There are several issues with "Batteries Included" ecosystems (like Python, C#/.NET, and Java):
1. They are not going to include everything. This includes things like new file formats.
2. They are going to be out of date whenever a standard changes (HTML, etc.), application changes (e.g. SQLite/PostgreSQL/etc. for SQL/ORM bindings), or API changes (DirectX, Vulcan, etc.).
3. Things like data structures, graphics APIs, etc. will have performance characteristics that may be different to your use case.
4. They can't cover all nice use cases such as the different libraries and frameworks for creating games of different genres.
For example, Python's XML DOM implementation only implements a subset of XPath and doesn't support parsing HTML.
The fact that Python, Java, and .NET have large library ecosystems proves that even if you have a "Batteries Included" approach there will always be other things to add.
The goal is not to cover everything, the goal is to cover 90% of the use cases.
For C#, I think they achieved that.
> They are going to be out of date whenever a standard changes (HTML, etc.)
You might want to elaborate on the "etc.", since HTML updates are glacial.
Why would they be out of date?
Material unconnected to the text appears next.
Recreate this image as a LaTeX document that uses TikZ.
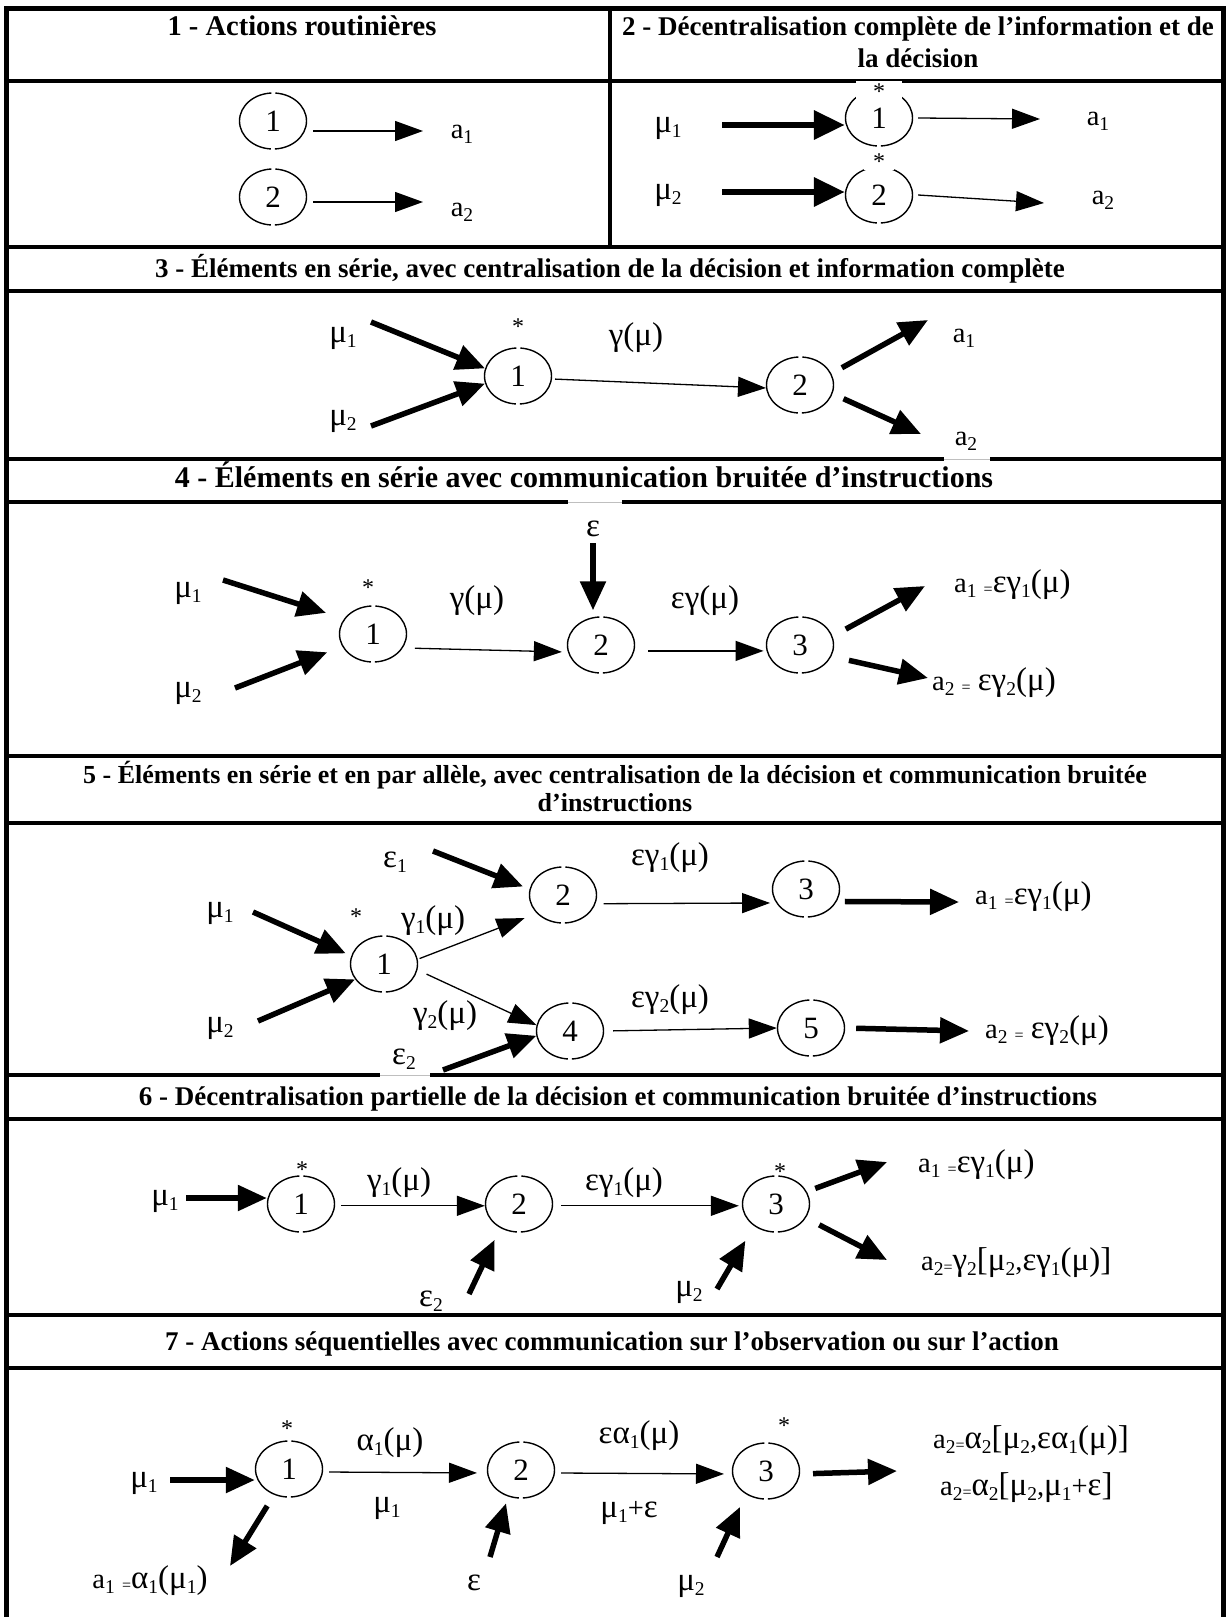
\documentclass[tikz,border=0pt]{standalone}
\usepackage{fontspec}
\setmainfont{Liberation Serif}
\usetikzlibrary{arrows.meta,shapes.geometric}

% lowered small index, small equals sign, larger Greek
\newcommand\lo[1]{\raisebox{-0.18em}{\fontsize{19.5}{19.5}\selectfont #1}}
\newcommand\eqs{\raisebox{-0.1em}{\fontsize{16}{16}\selectfont =}}
\newcommand\G[1]{{\fontsize{33}{33}\selectfont #1}}

\begin{document}
\begin{tikzpicture}[x=1pt,y=-1pt,
  every node/.style={font=\fontsize{28.5}{32}\selectfont, inner sep=0pt},
  circ/.style={draw, ellipse, minimum width=67pt, minimum height=56pt,
    line width=1.4pt, dash pattern=on 46pt off 4pt on 93pt off 4pt on 47pt,
    font=\fontsize{31}{32}\selectfont},
  lbl/.style={anchor=base},
  lblw/.style={anchor=base west},
  hdr/.style={anchor=base, font=\bfseries\fontsize{27}{32}\selectfont},
  star/.style={font=\fontsize{24}{24}\selectfont},
  thinar/.style={line width=1.3pt, -{Triangle[length=28pt,width=20pt]}},
  thickar/.style={line width=5.5pt, -{Triangle[length=29pt,width=25pt]}},
  heavyar/.style={line width=6.5pt, -{Triangle[length=31pt,width=28pt]}},
  rule/.style={line width=3.5pt},
  frame/.style={line width=5pt},
  faint/.style={line width=1pt, gray!50}
]
\path[use as bounding box] (0,0) rectangle (1228,1617);

% ---------- table grid ----------
\draw[frame] (4,8.5) -- (1225.5,8.5);
\draw[frame] (6.5,6) -- (6.5,1617);
\draw[frame] (1223,6) -- (1223,1617);
\draw[rule] (610,8.5) -- (610,247);
\foreach \y in {81,247,291,756,823,1119,1315,1368}
  \draw[rule] (6.5,\y) -- (1223,\y);
\draw[rule] (6.5,459) -- (944,459) (990,459) -- (1223,459);
\draw[faint] (944,459) -- (990,459);
\draw[rule] (6.5,502) -- (568,502) (622,502) -- (1223,502);
\draw[faint] (568,502) -- (622,502);
\draw[rule] (6.5,1075) -- (380,1075) (430,1075) -- (1223,1075);
\draw[faint] (380,1075) -- (430,1075);

% ---------- headers ----------
\node[hdr, font=\bfseries\fontsize{28.5}{32}\selectfont] (h1) at (302,35) {1 - Actions routinières};
\node[hdr] (h2a) at (918,35) {2 - Décentralisation complète de l’information et de};
\node[hdr] (h2b) at (918,67) {la décision};
\node[hdr] (h3) at (610,277) {3 - Éléments en série, avec centralisation de la décision et information complète};
\node[hdr, font=\bfseries\fontsize{30}{32}\selectfont] (h4) at (584,487) {4 - Éléments en série avec communication bruitée d’instructions};
\node[hdr, font=\bfseries\fontsize{26}{32}\selectfont] (h5a) at (615,783) {5 - Éléments en série et en par allèle, avec centralisation de la décision et communication bruitée};
\node[hdr, font=\bfseries\fontsize{26}{32}\selectfont] (h5b) at (615,811) {d’instructions};
\node[hdr] (h6) at (618,1105) {6 - Décentralisation partielle de la décision et communication bruitée d’instructions};
\node[hdr] (h7) at (612,1350) {7 - Actions séquentielles avec communication sur l’observation ou sur l’action};

% ---------- 1: routine actions ----------
\node[circ] (s1n1) at (273,121) {1};
\node[circ] (s1n2) at (273,197) {2};
\node[lbl] (s1a1) at (462,138) {a\lo{1}};
\node[lbl] (s1a2) at (462,216) {a\lo{2}};
\coordinate (s1t1) at (423,131);
\coordinate (s1t2) at (423,202);
\draw[thinar] ([xshift=6pt]s1n1.east |- s1t1) -- (s1t1);
\draw[thinar] ([xshift=6pt]s1n2.east |- s1t2) -- (s1t2);

% ---------- 2: full decentralisation ----------
\node[circ] (s2n1) at (879,118) {1};
\node[circ] (s2n2) at (879,195) {2};
\node[star, fill=white, minimum width=46pt, minimum height=22pt] (s2st1) at (879,92) {*};
\node[star, fill=white, minimum width=30pt, minimum height=14pt] (s2st2) at (879,162) {*};
\node[lbl] (s2m1) at (668,132) {\G{μ}\lo{1}};
\node[lbl] (s2m2) at (668,199) {\G{μ}\lo{2}};
\node[lbl] (s2a1) at (1098,125) {a\lo{1}};
\node[lbl] (s2a2) at (1103,204) {a\lo{2}};
\coordinate (s2s1) at (722,125);
\coordinate (s2s2) at (722,192);
\coordinate (s2e1) at (1040,119);
\coordinate (s2e2) at (1044,203);
\draw[heavyar] (s2s1) -- (s2n1.west |- s2s1);
\draw[heavyar] (s2s2) -- (s2n2.west |- s2s2);
\draw[thinar] ([xshift=5pt]s2n1.east) -- (s2e1);
\draw[thinar] ([xshift=5pt]s2n2.east) -- (s2e2);

% ---------- 3: series, centralised decision ----------
\node[circ] (s3n1) at (518,376) {1};
\node[circ] (s3n2) at (800,385) {2};
\node[star] (s3st) at (518,327) {*};
\node[lbl] (s3m1) at (343,342) {\G{μ}\lo{1}};
\node[lbl] (s3m2) at (343,425) {\G{μ}\lo{2}};
\node[lbl] (s3g) at (636,345) {\G{γ(μ)}};
\node[lbl] (s3a1) at (964,342) {a\lo{1}};
\node[lbl] (s3a2) at (966,445) {a\lo{2}};
\coordinate (s3s1) at (371,322);
\coordinate (s3s2) at (371,426);
\coordinate (s3e1) at (928,320);
\coordinate (s3e2) at (921,434);
\draw[thickar] (s3s1) -- (s3n1.167);
\draw[thickar] (s3s2) -- (s3n1.193);
\draw[thinar, shorten <=3pt] (s3n1.-5) -- (s3n2.185);
\draw[thickar, shorten <=12pt] (s3n2.20) -- (s3e1);
\draw[thickar, shorten <=12pt] (s3n2.-15) -- (s3e2);

% ---------- 4: noisy instructions ----------
\node[circ] (s4n1) at (373,634) {1};
\node[circ] (s4n2) at (601,645) {2};
\node[circ] (s4n3) at (800,645) {3};
\node[star] (s4st) at (368,588) {*};
\node[lbl] (s4e) at (593,536) {\G{ε}};
\node[lbl] (s4m1) at (188,597) {\G{μ}\lo{1}};
\node[lbl] (s4m2) at (188,697) {\G{μ}\lo{2}};
\node[lbl] (s4g) at (477,608) {\G{γ(μ)}};
\node[lbl] (s4eg) at (705,608) {\G{εγ(μ)}};
\node[lblw] (s4a1) at (954,592) {a\lo{1} \eqs\G{εγ}\lo{1}\G{(μ)}};
\node[lblw] (s4a2) at (932,690) {a\lo{2} \eqs{} \G{εγ}\lo{2}\G{(μ)}};
\coordinate (s4se) at (593,543);
\coordinate (s4s1) at (223,580);
\coordinate (s4s2) at (235,688);
\coordinate (s4t1) at (925,586);
\coordinate (s4t2) at (928,678);
\draw[thickar, shorten >=6pt] (s4se) -- (s4n2.north -| s4se);
\draw[thickar, shorten >=19pt] (s4s1) -- (s4n1.152);
\draw[thickar, shorten >=16pt] (s4s2) -- (s4n1.202);
\draw[thinar, shorten <=12pt, shorten >=6pt] (s4n1.-25) -- (s4n2.192);
\draw[thinar, shorten <=14pt, shorten >=3pt] (s4n2.-10) -- (s4n3.190);
\draw[thickar, shorten <=15pt] (s4n3.15) -- (s4t1);
\draw[thickar, shorten <=18pt] (s4n3.-20) -- (s4t2);

% ---------- 5: series and parallel ----------
\node[circ] (s5n1) at (384,964) {1};
\node[circ] (s5n2) at (563,895) {2};
\node[circ] (s5n3) at (806,889) {3};
\node[circ] (s5n4) at (570,1031) {4};
\node[circ] (s5n5) at (811,1028) {5};
\node[star] (s5st) at (356,917) {*};
\node[lbl] (s5e1) at (395,867) {\G{ε}\lo{1}};
\node[lbl] (s5m1) at (220,917) {\G{μ}\lo{1}};
\node[lbl] (s5m2) at (220,1032) {\G{μ}\lo{2}};
\node[lbl] (s5e2) at (404,1064) {\G{ε}\lo{2}};
\node[lbl] (s5g1) at (433,928) {\G{γ}\lo{1}\G{(μ)}};
\node[lbl] (s5g2) at (445,1023) {\G{γ}\lo{2}\G{(μ)}};
\node[lbl] (s5eg1) at (670,865) {\G{εγ}\lo{1}\G{(μ)}};
\node[lbl] (s5eg2) at (670,1007) {\G{εγ}\lo{2}\G{(μ)}};
\node[lblw] (s5a1) at (975,904) {a\lo{1} \eqs\G{εγ}\lo{1}\G{(μ)}};
\node[lblw] (s5a2) at (985,1038) {a\lo{2} \eqs{} \G{εγ}\lo{2}\G{(μ)}};
\coordinate (s5se1) at (433,851);
\coordinate (s5sm1) at (253,912);
\coordinate (s5sm2) at (258,1021);
\coordinate (s5se2) at (443,1070);
\coordinate (s5t1) at (959,902);
\coordinate (s5t2) at (969,1031);
\draw[thickar, shorten >=7pt] (s5se1) -- (s5n2.170);
\draw[thickar, shorten >=6pt] (s5sm1) -- (s5n1.166);
\draw[thickar] (s5sm2) -- (s5n1.208);
\draw[thickar] (s5se2) -- (s5n4.188);
\draw[thinar, shorten <=2pt, shorten >=13pt] (s5n1.8) -- (s5n2.215);
\draw[thinar, shorten <=10pt] (s5n1.-10) -- (s5n4.170);
\draw[thinar, shorten <=8pt, shorten >=6pt] (s5n2.-15) -- (s5n3.205);
\draw[thinar, shorten <=9pt] (s5n4.east) -- (s5n5.west);
\draw[thickar, shorten <=8pt] (s5n3.-22) -- (s5t1);
\draw[thickar, shorten <=11pt] (s5n5.east) -- (s5t2);

% ---------- 6: partial decentralisation ----------
\node[circ] (s6n1) at (301,1204) {1};
\node[circ] (s6n2) at (519,1204) {2};
\node[circ] (s6n3) at (776,1204) {3};
\node[star] (s6st1) at (302,1170) {*};
\node[star] (s6st3) at (780,1172) {*};
\node[lbl] (s6m1) at (165,1205) {\G{μ}\lo{1}};
\node[lbl] (s6g1) at (399,1190) {\G{γ}\lo{1}\G{(μ)}};
\node[lbl] (s6e2) at (431,1306) {\G{ε}\lo{2}};
\node[lbl] (s6eg1) at (624,1190) {\G{εγ}\lo{1}\G{(μ)}};
\node[lbl] (s6m2) at (689,1296) {\G{μ}\lo{2}};
\node[lblw] (s6a1) at (918,1172) {a\lo{1} \eqs\G{εγ}\lo{1}\G{(μ)}};
\node[lblw] (s6a2) at (921,1270) {a\lo{2}\eqs\G{γ}\lo{2}\G{[μ}\lo{2},\G{εγ}\lo{1}\G{(μ)]}};
\coordinate (s6sm1) at (186,1198);
\coordinate (s6se2) at (469,1294);
\coordinate (s6sm2) at (717,1289);
\coordinate (s6t1) at (887,1162);
\coordinate (s6t2) at (887,1260);
\draw[thickar] (s6sm1) -- (s6n1.west |- s6sm1);
\draw[thinar, shorten <=6pt] (s6n1.-3) -- (s6n2.183);
\draw[thickar, shorten >=13pt] (s6se2) -- (s6n2.232);
\draw[thinar, shorten <=8pt, shorten >=3pt] (s6n2.-3) -- (s6n3.183);
\draw[thickar, shorten >=17pt] (s6sm2) -- (s6n3.225);
\draw[thickar, shorten <=9pt] (s6n3.22) -- (s6t1);
\draw[thickar, shorten <=15pt] (s6n3.-25) -- (s6t2);

% ---------- 7: sequential actions ----------
\node[circ] (s7n1) at (289,1469) {1};
\node[circ] (s7n2) at (521,1470) {2};
\node[circ] (s7n3) at (766,1471) {3};
\node[star] (s7st1) at (287,1429) {*};
\node[star] (s7st3) at (784,1426) {*};
\node[lbl] (s7m1) at (144,1487) {\G{μ}\lo{1}};
\node[lbl] (s7al) at (390,1450) {\G{α}\lo{1}\G{(μ)}};
\node[lbl] (s7mu) at (387,1512) {\G{μ}\lo{1}};
\node[lbl] (s7ea) at (639,1443) {\G{εα}\lo{1}\G{(μ)}};
\node[lbl] (s7me) at (629,1517) {\G{μ}\lo{1}+\G{ε}};
\node[lbl] (s7e) at (474,1590) {\G{ε}};
\node[lbl] (s7m2) at (691,1590) {\G{μ}\lo{2}};
\node[lbl] (s7a1) at (150,1588) {a\lo{1} \eqs\G{α}\lo{1}\G{(μ}\lo{1}\G{)}};
\node[lblw] (s7a2a) at (933,1448) {a\lo{2}\eqs\G{α}\lo{2}\G{[μ}\lo{2},\G{εα}\lo{1}\G{(μ)]}};
\node[lblw] (s7a2b) at (940,1495) {a\lo{2}\eqs\G{α}\lo{2}\G{[μ}\lo{2},\G{μ}\lo{1}+\G{ε]}};
\coordinate (s7sm1) at (170,1480);
\coordinate (s7se) at (490,1557);
\coordinate (s7sm2) at (717,1557);
\coordinate (s7t1) at (230,1566);
\coordinate (s7t3) at (897,1471);
\draw[thickar] (s7sm1) -- (s7n1.west |- s7sm1);
\draw[thinar, shorten <=6pt, shorten >=10pt] (s7n1.-5) -- (s7n2.185);
\draw[thickar, shorten <=13pt] (s7n1.240) -- (s7t1);
\draw[thinar, shorten <=6pt, shorten >=8pt] (s7n2.-5) -- (s7n3.185);
\draw[thickar, shorten >=7pt] (s7se) -- (s7n2.244);
\draw[thickar, shorten >=14pt] (s7sm2) -- (s7n3.229.5);
\draw[thickar, shorten <=13pt] (s7n3.-5) -- (s7t3);

\end{tikzpicture}
\end{document}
The ecosystems themselves (for example .NET) receives regular updates.
Yes, they cannot include everything, but enough that you do not _need_ third party packages.
Python, .NET, and Java are not examples of batteries included.
Django and Spring
"Batteries included" means "ossification is guaranteed", yah. "stdlib is where code goes to die" is a fairly common phrase for a reason.
There's clearly merit to both sides, but personally I think a major underlying cause is that libraries are trusted. Obviously that doesn't match reality. We desperately need a permission system for libraries, it's far harder to sneak stuff in when doing so requires an "adds dangerous permission" change approval.